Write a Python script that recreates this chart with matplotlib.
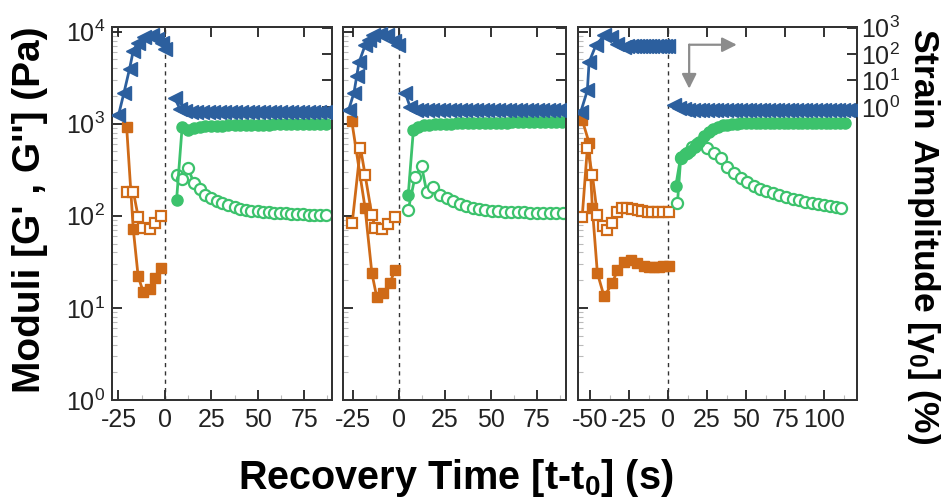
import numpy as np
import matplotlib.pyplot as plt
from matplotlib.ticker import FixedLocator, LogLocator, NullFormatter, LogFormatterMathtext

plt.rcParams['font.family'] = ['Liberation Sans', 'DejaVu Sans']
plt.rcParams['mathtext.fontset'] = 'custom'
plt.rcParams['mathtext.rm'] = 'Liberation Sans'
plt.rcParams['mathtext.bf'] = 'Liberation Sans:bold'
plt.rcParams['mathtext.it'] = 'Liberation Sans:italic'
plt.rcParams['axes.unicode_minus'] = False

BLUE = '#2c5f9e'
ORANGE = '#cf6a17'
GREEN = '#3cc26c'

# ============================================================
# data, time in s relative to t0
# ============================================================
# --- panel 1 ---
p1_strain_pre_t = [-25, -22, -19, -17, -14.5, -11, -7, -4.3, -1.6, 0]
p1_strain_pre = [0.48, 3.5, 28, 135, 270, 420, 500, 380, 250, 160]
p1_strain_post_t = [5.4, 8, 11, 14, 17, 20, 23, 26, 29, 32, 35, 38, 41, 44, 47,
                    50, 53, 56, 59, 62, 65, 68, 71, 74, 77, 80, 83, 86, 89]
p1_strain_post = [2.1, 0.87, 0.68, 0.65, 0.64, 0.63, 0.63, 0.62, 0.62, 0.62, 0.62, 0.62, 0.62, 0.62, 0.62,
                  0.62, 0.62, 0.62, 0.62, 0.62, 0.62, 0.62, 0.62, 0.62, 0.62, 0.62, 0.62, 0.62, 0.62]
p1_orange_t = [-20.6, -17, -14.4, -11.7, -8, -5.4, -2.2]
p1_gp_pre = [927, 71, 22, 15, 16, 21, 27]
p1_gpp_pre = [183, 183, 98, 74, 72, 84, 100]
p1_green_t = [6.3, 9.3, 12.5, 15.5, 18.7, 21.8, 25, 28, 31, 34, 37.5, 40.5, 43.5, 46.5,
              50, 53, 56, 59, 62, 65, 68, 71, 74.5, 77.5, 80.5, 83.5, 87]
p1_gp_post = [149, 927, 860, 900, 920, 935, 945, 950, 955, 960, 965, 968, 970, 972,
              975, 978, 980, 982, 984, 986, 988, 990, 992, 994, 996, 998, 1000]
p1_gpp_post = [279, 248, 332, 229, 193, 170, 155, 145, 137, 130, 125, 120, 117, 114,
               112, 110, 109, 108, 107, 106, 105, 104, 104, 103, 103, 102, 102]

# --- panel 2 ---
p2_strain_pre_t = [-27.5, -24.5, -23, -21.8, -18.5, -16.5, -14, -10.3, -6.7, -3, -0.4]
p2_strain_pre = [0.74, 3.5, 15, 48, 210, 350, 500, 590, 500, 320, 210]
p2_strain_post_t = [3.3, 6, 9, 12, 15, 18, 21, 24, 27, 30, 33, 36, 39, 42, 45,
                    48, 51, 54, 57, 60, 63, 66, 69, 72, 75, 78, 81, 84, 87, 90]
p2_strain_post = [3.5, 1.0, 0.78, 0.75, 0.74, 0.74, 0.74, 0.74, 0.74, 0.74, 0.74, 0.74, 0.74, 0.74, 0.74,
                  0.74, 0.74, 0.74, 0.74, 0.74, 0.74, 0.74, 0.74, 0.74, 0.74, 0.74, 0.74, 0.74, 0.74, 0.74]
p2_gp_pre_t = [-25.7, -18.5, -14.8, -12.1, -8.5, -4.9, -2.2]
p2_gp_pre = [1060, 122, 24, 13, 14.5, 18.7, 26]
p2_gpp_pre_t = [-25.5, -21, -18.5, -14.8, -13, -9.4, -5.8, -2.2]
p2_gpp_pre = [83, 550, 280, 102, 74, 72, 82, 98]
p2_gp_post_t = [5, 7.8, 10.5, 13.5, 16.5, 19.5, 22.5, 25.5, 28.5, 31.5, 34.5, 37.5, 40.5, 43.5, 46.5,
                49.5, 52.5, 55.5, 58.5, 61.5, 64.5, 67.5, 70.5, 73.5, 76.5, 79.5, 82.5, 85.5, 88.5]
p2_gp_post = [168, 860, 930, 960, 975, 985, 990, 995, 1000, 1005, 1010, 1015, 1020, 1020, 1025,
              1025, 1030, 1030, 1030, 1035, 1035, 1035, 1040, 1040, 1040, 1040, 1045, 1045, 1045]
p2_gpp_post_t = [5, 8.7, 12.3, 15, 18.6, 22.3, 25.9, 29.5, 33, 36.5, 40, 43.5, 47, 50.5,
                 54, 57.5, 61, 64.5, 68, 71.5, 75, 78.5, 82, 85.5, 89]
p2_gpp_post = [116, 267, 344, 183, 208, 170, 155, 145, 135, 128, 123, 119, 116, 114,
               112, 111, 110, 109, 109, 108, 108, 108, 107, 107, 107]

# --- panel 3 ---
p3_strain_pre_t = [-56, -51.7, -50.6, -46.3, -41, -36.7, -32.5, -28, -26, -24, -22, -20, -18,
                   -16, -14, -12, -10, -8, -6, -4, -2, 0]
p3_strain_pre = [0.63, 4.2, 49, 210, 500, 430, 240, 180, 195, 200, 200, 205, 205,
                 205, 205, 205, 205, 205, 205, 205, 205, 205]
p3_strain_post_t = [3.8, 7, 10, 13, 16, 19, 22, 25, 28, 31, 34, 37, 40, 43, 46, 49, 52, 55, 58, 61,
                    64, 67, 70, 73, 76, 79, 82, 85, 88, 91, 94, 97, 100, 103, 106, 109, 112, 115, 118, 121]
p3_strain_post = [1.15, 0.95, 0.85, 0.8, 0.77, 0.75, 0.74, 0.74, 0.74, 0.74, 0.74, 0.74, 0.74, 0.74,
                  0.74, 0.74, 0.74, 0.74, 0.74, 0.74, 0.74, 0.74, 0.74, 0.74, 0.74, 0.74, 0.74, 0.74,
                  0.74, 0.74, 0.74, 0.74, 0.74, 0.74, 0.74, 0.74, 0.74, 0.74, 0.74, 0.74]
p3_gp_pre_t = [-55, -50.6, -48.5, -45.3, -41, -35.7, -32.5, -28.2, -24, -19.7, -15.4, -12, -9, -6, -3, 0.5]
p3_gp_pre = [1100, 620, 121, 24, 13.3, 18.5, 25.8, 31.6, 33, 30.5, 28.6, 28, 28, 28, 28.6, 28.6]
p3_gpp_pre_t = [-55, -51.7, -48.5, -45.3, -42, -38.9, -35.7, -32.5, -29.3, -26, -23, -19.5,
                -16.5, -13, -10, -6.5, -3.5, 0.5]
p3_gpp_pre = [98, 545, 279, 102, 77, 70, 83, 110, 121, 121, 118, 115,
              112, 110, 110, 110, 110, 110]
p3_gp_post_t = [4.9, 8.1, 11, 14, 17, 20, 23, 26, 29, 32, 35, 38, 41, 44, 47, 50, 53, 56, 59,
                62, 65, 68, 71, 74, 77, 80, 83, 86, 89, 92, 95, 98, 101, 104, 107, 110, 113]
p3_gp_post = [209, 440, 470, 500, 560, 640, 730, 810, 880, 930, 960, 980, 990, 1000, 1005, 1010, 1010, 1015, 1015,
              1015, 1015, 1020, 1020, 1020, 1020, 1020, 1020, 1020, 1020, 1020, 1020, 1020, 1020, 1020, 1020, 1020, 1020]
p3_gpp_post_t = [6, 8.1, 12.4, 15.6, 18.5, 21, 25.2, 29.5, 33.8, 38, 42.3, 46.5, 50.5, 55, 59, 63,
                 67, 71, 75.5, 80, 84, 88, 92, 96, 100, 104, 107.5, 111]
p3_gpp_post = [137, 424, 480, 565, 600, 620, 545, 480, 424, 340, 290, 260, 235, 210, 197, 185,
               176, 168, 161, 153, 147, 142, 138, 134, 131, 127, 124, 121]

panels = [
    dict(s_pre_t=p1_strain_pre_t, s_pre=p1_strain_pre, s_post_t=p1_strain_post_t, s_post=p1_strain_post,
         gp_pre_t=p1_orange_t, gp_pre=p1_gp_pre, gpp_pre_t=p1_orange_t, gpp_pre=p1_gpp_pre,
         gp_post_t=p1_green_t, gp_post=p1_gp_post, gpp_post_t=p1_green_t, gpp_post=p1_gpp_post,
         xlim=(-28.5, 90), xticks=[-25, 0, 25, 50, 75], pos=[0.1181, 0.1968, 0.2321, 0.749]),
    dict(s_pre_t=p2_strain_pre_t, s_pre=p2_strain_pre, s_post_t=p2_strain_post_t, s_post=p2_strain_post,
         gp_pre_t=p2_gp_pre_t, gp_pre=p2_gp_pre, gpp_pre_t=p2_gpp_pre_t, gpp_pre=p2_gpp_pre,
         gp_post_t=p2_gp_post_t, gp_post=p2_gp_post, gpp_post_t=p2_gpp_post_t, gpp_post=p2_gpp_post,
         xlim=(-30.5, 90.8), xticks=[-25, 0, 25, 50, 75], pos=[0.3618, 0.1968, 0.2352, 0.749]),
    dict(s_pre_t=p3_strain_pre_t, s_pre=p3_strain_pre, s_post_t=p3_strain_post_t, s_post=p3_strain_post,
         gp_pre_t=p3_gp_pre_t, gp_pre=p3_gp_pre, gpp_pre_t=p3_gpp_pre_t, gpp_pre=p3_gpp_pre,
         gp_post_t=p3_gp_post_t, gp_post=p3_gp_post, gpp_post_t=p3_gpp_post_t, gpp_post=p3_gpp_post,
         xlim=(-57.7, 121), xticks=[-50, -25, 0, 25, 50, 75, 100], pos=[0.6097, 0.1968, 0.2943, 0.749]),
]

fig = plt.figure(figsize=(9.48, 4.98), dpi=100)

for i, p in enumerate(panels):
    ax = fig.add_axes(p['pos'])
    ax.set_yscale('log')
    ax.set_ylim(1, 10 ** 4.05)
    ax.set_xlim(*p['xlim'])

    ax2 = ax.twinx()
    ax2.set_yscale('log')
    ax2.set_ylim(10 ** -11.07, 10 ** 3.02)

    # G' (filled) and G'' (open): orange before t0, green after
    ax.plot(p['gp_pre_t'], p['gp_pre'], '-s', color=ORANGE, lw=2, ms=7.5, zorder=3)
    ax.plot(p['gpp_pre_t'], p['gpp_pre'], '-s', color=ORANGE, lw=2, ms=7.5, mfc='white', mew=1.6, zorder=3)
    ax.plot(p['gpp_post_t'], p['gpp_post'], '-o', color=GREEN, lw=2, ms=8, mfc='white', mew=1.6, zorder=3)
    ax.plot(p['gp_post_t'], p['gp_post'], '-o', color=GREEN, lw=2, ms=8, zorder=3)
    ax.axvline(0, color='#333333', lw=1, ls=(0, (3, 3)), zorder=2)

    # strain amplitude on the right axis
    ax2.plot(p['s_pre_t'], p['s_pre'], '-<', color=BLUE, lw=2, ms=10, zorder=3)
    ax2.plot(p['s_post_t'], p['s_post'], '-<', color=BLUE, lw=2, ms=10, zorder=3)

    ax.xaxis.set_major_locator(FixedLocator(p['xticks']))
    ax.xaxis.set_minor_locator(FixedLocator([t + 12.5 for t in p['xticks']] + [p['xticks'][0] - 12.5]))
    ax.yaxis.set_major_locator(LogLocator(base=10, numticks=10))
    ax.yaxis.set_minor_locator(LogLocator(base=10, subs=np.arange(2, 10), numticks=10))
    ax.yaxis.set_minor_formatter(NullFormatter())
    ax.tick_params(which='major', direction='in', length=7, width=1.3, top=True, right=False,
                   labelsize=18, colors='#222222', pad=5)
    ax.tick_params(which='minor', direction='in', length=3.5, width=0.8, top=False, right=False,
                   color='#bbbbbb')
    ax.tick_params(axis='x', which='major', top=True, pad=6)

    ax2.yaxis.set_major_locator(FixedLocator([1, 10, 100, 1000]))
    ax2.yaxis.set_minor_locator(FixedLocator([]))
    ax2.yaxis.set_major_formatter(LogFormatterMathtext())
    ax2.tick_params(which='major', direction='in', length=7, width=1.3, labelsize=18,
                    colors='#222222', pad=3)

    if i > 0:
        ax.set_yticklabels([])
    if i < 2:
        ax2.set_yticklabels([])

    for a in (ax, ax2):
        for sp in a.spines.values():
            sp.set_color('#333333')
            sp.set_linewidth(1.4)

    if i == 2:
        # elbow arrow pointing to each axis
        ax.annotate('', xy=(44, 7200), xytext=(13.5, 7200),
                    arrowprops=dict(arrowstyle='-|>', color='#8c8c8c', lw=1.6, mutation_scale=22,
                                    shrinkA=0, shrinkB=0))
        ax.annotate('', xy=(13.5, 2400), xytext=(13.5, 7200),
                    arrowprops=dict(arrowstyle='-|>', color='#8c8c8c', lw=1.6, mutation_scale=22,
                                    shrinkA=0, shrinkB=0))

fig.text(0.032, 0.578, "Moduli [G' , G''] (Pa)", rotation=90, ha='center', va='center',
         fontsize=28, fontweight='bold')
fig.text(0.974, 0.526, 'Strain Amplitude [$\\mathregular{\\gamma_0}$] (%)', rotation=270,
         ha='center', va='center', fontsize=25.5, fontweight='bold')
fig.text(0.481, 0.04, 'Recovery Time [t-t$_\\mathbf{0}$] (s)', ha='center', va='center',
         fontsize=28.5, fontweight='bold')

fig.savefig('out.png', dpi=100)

**Exercise instructions**
Exactly restate the lines from the beginning of the data through the line with "from matplotlib.ticker import", and no others, keeping pictures out.

**Result**
Write a Python script that recreates this chart with matplotlib.
import numpy as np
import matplotlib.pyplot as plt
from matplotlib.ticker import FixedLocator, LogLocator, NullFormatter, LogFormatterMathtext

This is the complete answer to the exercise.